### [Task to carry out]
Extract, in full, the lines below, beginning at the first and ending with the line that contains "plt.rcParams['font.family'] = ['Liberation". Pictures do not belong in the copy.

### [Source excerpt]
######
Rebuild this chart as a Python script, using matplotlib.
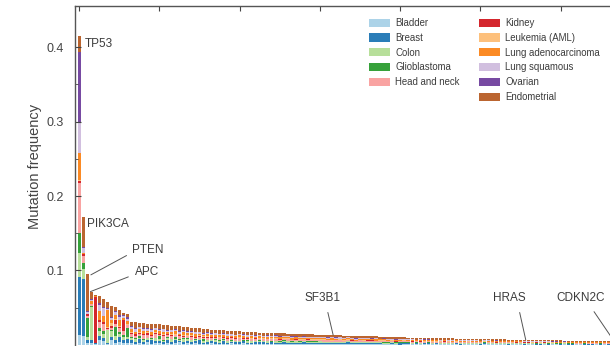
import matplotlib.pyplot as plt
from matplotlib.patches import Patch
import numpy as np

plt.rcParams['font.family'] = ['Liberation Sans', 'DejaVu Sans']

cancers = ['Bladder', 'Breast', 'Colon', 'Glioblastoma', 'Head and neck', 'Kidney',
           'Leukemia (AML)', 'Lung adenocarcinoma', 'Lung squamous', 'Ovarian', 'Endometrial']
colors = ['#acd3e8', '#2a7db8', '#b7df9a', '#36a13a', '#f9a3a2', '#d4262d',
          '#fdc07c', '#fb8a24', '#d1bfdf', '#774aa2', '#bb6530']

# total mutation frequency per gene (x 1e-4), sorted as in the figure
totals = [4150, 1720, 950, 715, 670, 650, 620, 575, 520, 510, 470, 425, 420,
          310, 300, 292, 290, 285, 282, 278, 275, 270, 262, 258, 254, 250, 245, 240, 232, 225, 220,
          212, 208, 205, 200, 198, 195, 192, 188, 185, 182, 178, 175, 172, 168, 165, 162, 160, 158,
          156, 154, 152, 150, 148, 146, 145, 143, 142, 140, 138, 136, 134, 132, 130, 128, 127, 125,
          124, 122, 121, 119, 118, 116, 114, 112, 110, 108, 106, 104, 102, 100, 99, 97, 96, 95, 94,
          92, 91, 90, 89, 88, 87, 86, 85, 84, 83, 82, 81, 80, 79, 78, 77, 76, 75, 74, 73, 72, 71,
          70, 69, 67, 66, 65, 64, 63, 62, 61, 60, 60, 59, 58, 57, 56, 56, 55, 54, 54, 53, 52, 52,
          51, 51, 50, 50]

# share of each cancer type in every gene's bar
bladder = [130, 120, 20, 20, 10, 60, 50, 10, 60, 30, 40, 30, 20,
           8, 5, 10, 6, 12, 4, 9, 7, 3, 11, 6, 8, 14, 5, 9, 7, 10, 4, 8, 6,
           12, 5, 7, 9, 3, 10, 6, 8, 11, 5, 7, 9, 4, 12, 6, 8, 5, 10, 7, 9,
           6, 11, 4, 8, 9, 5, 12, 7, 6, 10, 8, 5, 9, 7, 11, 6, 4, 10, 8, 7,
           9, 6, 12, 5, 8, 10, 7, 4, 9, 11, 6, 8, 5, 10, 7, 9, 12, 6, 8, 5,
           10, 7, 4, 9, 11, 6, 8, 5, 12, 7, 9, 6, 10, 8, 5, 11, 7, 9, 6, 8,
           10, 5, 7, 12, 6, 9, 8, 4, 11, 7, 6, 9, 10, 5, 8, 7, 12, 6, 9, 8, 7]
breast = [780, 770, 50, 40, 10, 60, 40, 10, 40, 40, 70, 30, 60,
          14, 10, 18, 8, 12, 22, 9, 15, 11, 16, 10, 20, 7, 13, 17, 9, 12, 25, 8, 14,
          11, 16, 9, 19, 13, 8, 15, 10, 18, 12, 9, 14, 22, 11, 8, 16, 13, 10, 20, 12,
          15, 9, 12, 18, 10, 14, 8, 17, 11, 13, 10, 16, 12, 9, 21, 11, 14, 8, 15, 12,
          13, 10, 17, 12, 9, 15, 11, 20, 10, 14, 12, 16, 9, 13, 18, 10, 12, 15, 8, 14,
          11, 17, 13, 9, 12, 16, 10, 14, 19, 11, 13, 9, 15, 12, 18, 10, 14, 11, 16, 12,
          9, 14, 12, 17, 10, 13, 15, 11, 12, 16, 14, 10, 12, 15, 9, 13, 11, 17, 12, 10, 13]
colon = [320, 130, 40, 450, 0, 70, 60, 180, 80, 50, 40, 50, 30,
         10, 14, 6, 12, 9, 8, 15, 11, 7, 10, 13, 6, 10, 16, 8, 11, 9, 7, 14, 10,
         8, 12, 15, 7, 10, 13, 9, 11, 6, 14, 11, 8, 10, 13, 15, 7, 12, 9, 10, 11,
         9, 13, 10, 8, 14, 11, 7, 12, 10, 9, 10, 10, 8, 13, 9, 12, 10, 14, 7, 11,
         10, 12, 8, 11, 14, 9, 13, 7, 10, 12, 11, 9, 13, 8, 10, 12, 7, 11, 14, 9,
         10, 8, 12, 11, 9, 13, 10, 7, 11, 12, 9, 12, 8, 10, 13, 9, 11, 10, 7, 12,
         11, 9, 12, 8, 10, 11, 9, 13, 10, 8, 12, 10, 9, 11, 13, 8, 10, 12, 9, 11, 10]
glioblastoma = [270, 80, 250, 10, 0, 30, 40, 5, 20, 120, 20, 20, 110,
                5, 3, 8, 4, 2, 6, 3, 12, 4, 5, 3, 7, 4, 2, 6, 3, 5, 4, 8, 3,
                4, 6, 3, 5, 2, 7, 4, 3, 5, 6, 3, 5, 4, 2, 6, 3, 8, 4, 5, 3,
                4, 2, 6, 5, 3, 4, 7, 3, 5, 4, 3, 5, 4, 6, 2, 5, 3, 4, 6, 3,
                5, 4, 3, 6, 4, 2, 5, 3, 4, 6, 3, 5, 4, 2, 6, 4, 3, 5, 4, 3,
                4, 6, 3, 5, 2, 4, 5, 3, 6, 4, 3, 4, 6, 3, 5, 4, 2, 6, 4, 5,
                4, 3, 5, 4, 6, 3, 4, 5, 3, 4, 5, 4, 3, 6, 4, 5, 3, 4, 5, 3, 4]
head_neck = [670, 100, 30, 30, 0, 80, 90, 10, 30, 40, 60, 50, 40,
             15, 12, 10, 18, 13, 11, 16, 9, 20, 12, 14, 11, 17, 10, 13, 19, 12, 15, 11, 16,
             13, 10, 18, 12, 15, 11, 14, 20, 9, 13, 16, 12, 10, 15, 13, 18, 11, 14, 12, 17,
             11, 15, 13, 10, 16, 12, 14, 11, 18, 13, 12, 14, 17, 11, 13, 15, 10, 16, 12, 14,
             15, 11, 13, 17, 12, 14, 10, 16, 13, 11, 14, 12, 16, 11, 13, 15, 12, 10, 17, 13,
             12, 15, 11, 14, 16, 12, 13, 17, 10, 14, 15, 12, 13, 16, 11, 14, 12, 15, 13, 11,
             13, 16, 12, 11, 15, 14, 12, 13, 17, 12, 11, 14, 16, 12, 13, 15, 12, 11, 14, 13, 12]
kidney = [30, 20, 20, 5, 620, 30, 20, 10, 20, 60, 10, 150, 10,
          3, 6, 2, 4, 8, 3, 5, 2, 6, 4, 5, 2, 4, 7, 3, 5, 2, 6, 3, 4,
          6, 3, 2, 5, 4, 8, 3, 2, 5, 4, 2, 6, 3, 4, 2, 5, 3, 7, 4, 2,
          5, 3, 4, 2, 6, 3, 5, 4, 2, 6, 4, 3, 5, 2, 4, 6, 3, 5, 2, 4,
          3, 5, 2, 4, 6, 3, 5, 2, 4, 3, 5, 2, 4, 6, 3, 4, 2, 5, 3, 6,
          2, 4, 5, 3, 6, 2, 4, 3, 5, 2, 4, 6, 2, 5, 3, 4, 6, 2, 5, 3,
          2, 5, 3, 4, 2, 6, 3, 5, 4, 2, 5, 3, 4, 2, 6, 3, 4, 5, 2, 4, 3]
leukemia = [20, 0, 0, 0, 0, 10, 10, 20, 40, 10, 10, 5, 10,
            4, 2, 6, 3, 5, 2, 8, 3, 4, 2, 6, 3, 2, 5, 4, 7, 3, 2, 9, 4,
            3, 5, 8, 2, 6, 4, 3, 7, 2, 5, 6, 3, 4, 8, 2, 5, 7, 3, 4, 6,
            2, 7, 5, 3, 8, 4, 2, 6, 5, 3, 9, 4, 6, 3, 5, 8, 2, 4, 7, 3,
            5, 3, 8, 4, 2, 6, 5, 3, 9, 4, 6, 4, 3, 8, 5, 2, 7, 4, 3, 6,
            4, 7, 5, 3, 8, 4, 6, 2, 5, 7, 3, 6, 4, 8, 2, 5, 7, 3, 6, 4,
            7, 3, 5, 4, 8, 2, 6, 4, 3, 7, 4, 6, 3, 8, 5, 2, 7, 4, 6, 3, 5]
lung_adeno = [360, 20, 10, 30, 10, 120, 80, 220, 40, 50, 80, 30, 40,
              14, 10, 16, 12, 9, 18, 11, 13, 15, 10, 12, 17, 9, 14, 11, 13, 20, 10, 12, 15,
              11, 14, 10, 16, 13, 9, 15, 12, 18, 11, 13, 10, 15, 11, 17, 12, 9, 14, 13, 10,
              16, 11, 13, 15, 9, 12, 14, 10, 17, 12, 18, 12, 10, 15, 13, 9, 16, 11, 14, 12,
              10, 15, 12, 13, 17, 11, 9, 14, 12, 16, 13, 10, 15, 12, 9, 16, 14, 11, 13, 10,
              15, 11, 13, 16, 10, 12, 14, 9, 13, 15, 11, 14, 12, 10, 16, 13, 9, 15, 12, 14,
              12, 10, 15, 13, 11, 14, 16, 10, 12, 13, 14, 11, 13, 10, 15, 12, 14, 11, 13, 16, 12]
lung_squamous = [410, 60, 20, 20, 0, 80, 100, 10, 30, 40, 50, 20, 30,
                 9, 12, 7, 10, 8, 11, 6, 9, 13, 8, 10, 7, 12, 8, 9, 6, 11, 10, 7, 9,
                 8, 11, 9, 7, 12, 10, 8, 6, 9, 11, 10, 8, 12, 9, 7, 11, 10, 8, 6, 9,
                 12, 8, 9, 11, 7, 10, 8, 12, 9, 7, 8, 10, 12, 9, 7, 11, 10, 8, 9, 12,
                 9, 11, 8, 10, 7, 12, 9, 10, 8, 11, 10, 8, 12, 9, 11, 7, 10, 12, 8, 9,
                 11, 9, 8, 12, 10, 9, 7, 11, 10, 8, 9, 12, 10, 8, 11, 9, 12, 7, 10, 9,
                 8, 11, 9, 10, 12, 8, 9, 11, 7, 10, 10, 8, 12, 9, 7, 11, 10, 8, 12, 9, 10]
ovarian = [950, 10, 10, 10, 0, 20, 20, 15, 20, 20, 20, 10, 20,
           3, 5, 2, 4, 6, 2, 3, 5, 2, 4, 2, 4, 6, 3, 2, 5, 3, 4, 2, 6,
           4, 2, 3, 5, 2, 4, 6, 3, 2, 4, 3, 5, 2, 4, 3, 2, 5, 4, 6, 2,
           4, 3, 2, 5, 3, 6, 2, 4, 3, 5, 2, 4, 3, 5, 2, 3, 6, 2, 4, 3,
           4, 2, 5, 3, 4, 2, 6, 3, 2, 4, 3, 5, 2, 4, 3, 6, 2, 4, 3, 2,
           5, 3, 4, 2, 3, 5, 2, 6, 3, 4, 2, 4, 3, 5, 2, 3, 4, 6, 2, 4,
           3, 5, 2, 4, 3, 2, 5, 3, 6, 4, 2, 4, 3, 5, 2, 4, 3, 6, 2, 3, 4]
endometrial = [210, 410, 500, 100, 20, 90, 110, 85, 140, 50, 70, 30, 50,
               22, 28, 18, 25, 20, 30, 19, 24, 21, 27, 23, 19, 26, 21, 28, 20, 24, 22, 30, 18,
               25, 21, 27, 19, 24, 22, 28, 20, 23, 26, 21, 25, 19, 27, 22, 24, 20, 28, 23, 21,
               26, 22, 24, 20, 27, 21, 25, 23, 19, 28, 22, 25, 21, 27, 20, 24, 28, 22, 26, 21,
               24, 20, 27, 22, 25, 21, 28, 23, 20, 26, 22, 27, 21, 24, 20, 26, 23, 28, 21, 25,
               23, 21, 26, 22, 28, 20, 24, 27, 22, 21, 25, 22, 28, 21, 24, 26, 20, 23, 27, 22,
               24, 21, 26, 22, 20, 28, 23, 25, 21, 27, 22, 26, 21, 24, 28, 20, 25, 23, 22, 26, 21]

labeled_genes = {'TP53': 0, 'PIK3CA': 1, 'PTEN': 2, 'APC': 3,
                 'SF3B1': 63, 'HRAS': 111, 'CDKN2C': 133}

shares = np.array([bladder, breast, colon, glioblastoma, head_neck, kidney, leukemia,
                   lung_adeno, lung_squamous, ovarian, endometrial], dtype=float)
total = np.array(totals) / 10000.0
segments = shares / shares.sum(axis=0) * total
x = np.arange(len(totals))

fig = plt.figure(figsize=(6.1, 3.46), dpi=100)
ax = fig.add_axes([75 / 610, 1.2 / 346, 535 / 610, 338.8 / 346])

bottom = np.zeros(len(totals))
for seg, col, name in zip(segments, colors, cancers):
    ax.bar(x, seg, bottom=bottom, width=0.85, color=col, linewidth=0, label=name)
    bottom += seg

ax.set_xlim(-1.05, 132.3)
ax.set_ylim(0, 0.4554)
ax.set_yticks([0.1, 0.2, 0.3, 0.4])
ax.set_yticks([0.05, 0.15, 0.25, 0.35], minor=True)
ax.set_xticks(np.arange(0, 140, 20))
ax.tick_params(axis='y', which='both', direction='in', colors='#444444', labelsize=9, pad=8)
ax.tick_params(axis='y', which='major', length=4)
ax.tick_params(axis='y', which='minor', length=2.5)
ax.tick_params(axis='x', which='both', direction='in', top=True, bottom=False,
               labelbottom=False, length=3.5, color='#444444')
for side in ['bottom', 'right']:
    ax.spines[side].set_visible(False)
for side in ['left', 'top']:
    ax.spines[side].set_color('#555555')
    ax.spines[side].set_linewidth(1.0)

ax.set_ylabel('Mutation frequency', fontsize=10.5, color='#444444')
ax.yaxis.set_label_coords(-0.062, 0.527)

txt = dict(fontsize=8.5, color='#3c3c3c')
line = dict(arrowstyle='-', color='#555555', lw=0.7)
ax.text(labeled_genes['TP53'] + 1.4, 0.404, 'TP53', ha='left', va='center', **txt)
ax.text(labeled_genes['PIK3CA'] + 1.0, 0.163, 'PIK3CA', ha='left', va='center', **txt)
i = labeled_genes['PTEN']
ax.annotate('PTEN', xy=(i + 0.9, total[i] - 0.001), xytext=(13.1, 0.127), ha='left', va='center',
            arrowprops=dict(relpos=(0, 0.3), shrinkA=2, shrinkB=0, **line), **txt)
i = labeled_genes['APC']
ax.annotate('APC', xy=(i - 0.2, total[i]), xytext=(13.9, 0.098), ha='left', va='center',
            arrowprops=dict(relpos=(0, 0.3), shrinkA=3, shrinkB=0, **line), **txt)
for g, xt, rp in [('SF3B1', 60.6, 0.6), ('HRAS', 107.3, 0.75), ('CDKN2C', 124.9, 0.68)]:
    i = labeled_genes[g]
    ax.annotate(g, xy=(i + 0.3, total[i]), xytext=(xt, 0.0625), ha='center', va='center',
                annotation_clip=False,
                arrowprops=dict(relpos=(rp, 0), shrinkA=4, shrinkB=0, **line), **txt)

handles = [Patch(facecolor=c, label=n) for c, n in zip(colors[:5], cancers[:5])]
handles.append(Patch(facecolor='none', edgecolor='none', label=''))
handles += [Patch(facecolor=c, label=n) for c, n in zip(colors[5:], cancers[5:])]
leg = ax.legend(handles=handles, ncol=2, frameon=False, fontsize=6.9, loc='upper left',
                bbox_to_anchor=(369 / 610, 1 - 18 / 346), bbox_transform=fig.transFigure,
                borderpad=0, borderaxespad=0, handlelength=2.2, handleheight=0.95,
                handletextpad=0.55, labelspacing=0.5, columnspacing=2.0)
for t in leg.get_texts():
    t.set_color('#3c3c3c')

fig.savefig('out.png', dpi=100)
######
### [Task answer]
Rebuild this chart as a Python script, using matplotlib.
import matplotlib.pyplot as plt
from matplotlib.patches import Patch
import numpy as np

plt.rcParams['font.family'] = ['Liberation Sans', 'DejaVu Sans']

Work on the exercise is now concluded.